Write out every line of the material as it stands, apart from the pictures.
— BEGIN Material provided —
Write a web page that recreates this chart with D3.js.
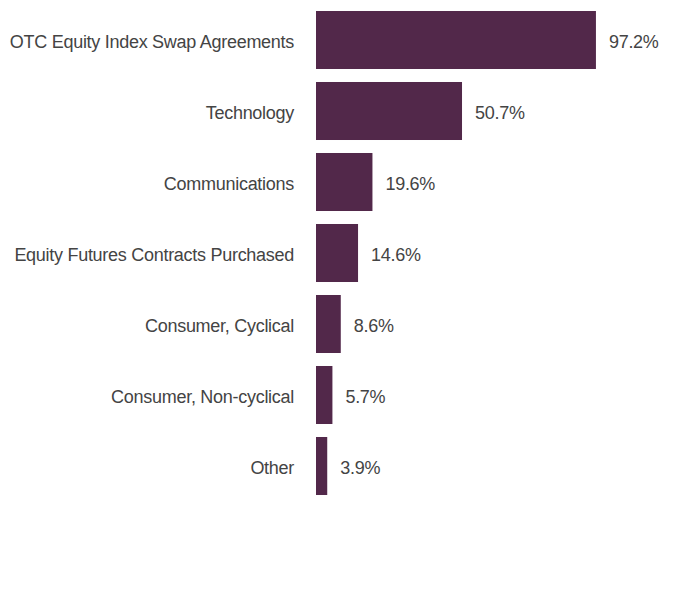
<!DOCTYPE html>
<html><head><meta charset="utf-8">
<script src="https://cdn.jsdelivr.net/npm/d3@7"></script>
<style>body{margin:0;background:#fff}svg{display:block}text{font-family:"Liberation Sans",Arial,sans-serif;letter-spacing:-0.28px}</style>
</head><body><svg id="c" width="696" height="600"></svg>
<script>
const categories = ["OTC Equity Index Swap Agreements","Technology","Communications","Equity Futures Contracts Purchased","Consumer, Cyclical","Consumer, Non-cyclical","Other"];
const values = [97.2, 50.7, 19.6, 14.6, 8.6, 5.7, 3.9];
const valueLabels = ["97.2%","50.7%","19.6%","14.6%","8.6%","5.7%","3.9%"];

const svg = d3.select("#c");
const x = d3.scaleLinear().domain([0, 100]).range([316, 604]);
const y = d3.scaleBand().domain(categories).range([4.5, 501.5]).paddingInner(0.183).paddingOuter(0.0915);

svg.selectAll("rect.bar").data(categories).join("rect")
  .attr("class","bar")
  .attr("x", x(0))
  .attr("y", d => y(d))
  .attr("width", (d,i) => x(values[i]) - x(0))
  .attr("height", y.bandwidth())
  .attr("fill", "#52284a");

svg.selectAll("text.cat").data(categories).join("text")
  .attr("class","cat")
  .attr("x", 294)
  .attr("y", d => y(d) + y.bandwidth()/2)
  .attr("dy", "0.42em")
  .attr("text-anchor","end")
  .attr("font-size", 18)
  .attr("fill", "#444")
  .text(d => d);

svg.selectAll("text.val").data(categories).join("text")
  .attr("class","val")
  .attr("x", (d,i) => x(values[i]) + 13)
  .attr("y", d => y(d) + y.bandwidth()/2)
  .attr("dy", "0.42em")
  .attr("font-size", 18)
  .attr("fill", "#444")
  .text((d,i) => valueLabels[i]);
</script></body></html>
— END Material provided —
• [Right answer]
Write a web page that recreates this chart with D3.js.
<!DOCTYPE html>
<html><head><meta charset="utf-8">
<script src="https://cdn.jsdelivr.net/npm/d3@7"></script>
<style>body{margin:0;background:#fff}svg{display:block}text{font-family:"Liberation Sans",Arial,sans-serif;letter-spacing:-0.28px}</style>
</head><body><svg id="c" width="696" height="600"></svg>
<script>
const categories = ["OTC Equity Index Swap Agreements","Technology","Communications","Equity Futures Contracts Purchased","Consumer, Cyclical","Consumer, Non-cyclical","Other"];
const values = [97.2, 50.7, 19.6, 14.6, 8.6, 5.7, 3.9];
const valueLabels = ["97.2%","50.7%","19.6%","14.6%","8.6%","5.7%","3.9%"];

const svg = d3.select("#c");
const x = d3.scaleLinear().domain([0, 100]).range([316, 604]);
const y = d3.scaleBand().domain(categories).range([4.5, 501.5]).paddingInner(0.183).paddingOuter(0.0915);

svg.selectAll("rect.bar").data(categories).join("rect")
  .attr("class","bar")
  .attr("x", x(0))
  .attr("y", d => y(d))
  .attr("width", (d,i) => x(values[i]) - x(0))
  .attr("height", y.bandwidth())
  .attr("fill", "#52284a");

svg.selectAll("text.cat").data(categories).join("text")
  .attr("class","cat")
  .attr("x", 294)
  .attr("y", d => y(d) + y.bandwidth()/2)
  .attr("dy", "0.42em")
  .attr("text-anchor","end")
  .attr("font-size", 18)
  .attr("fill", "#444")
  .text(d => d);

svg.selectAll("text.val").data(categories).join("text")
  .attr("class","val")
  .attr("x", (d,i) => x(values[i]) + 13)
  .attr("y", d => y(d) + y.bandwidth()/2)
  .attr("dy", "0.42em")
  .attr("font-size", 18)
  .attr("fill", "#444")
  .text((d,i) => valueLabels[i]);
</script></body></html>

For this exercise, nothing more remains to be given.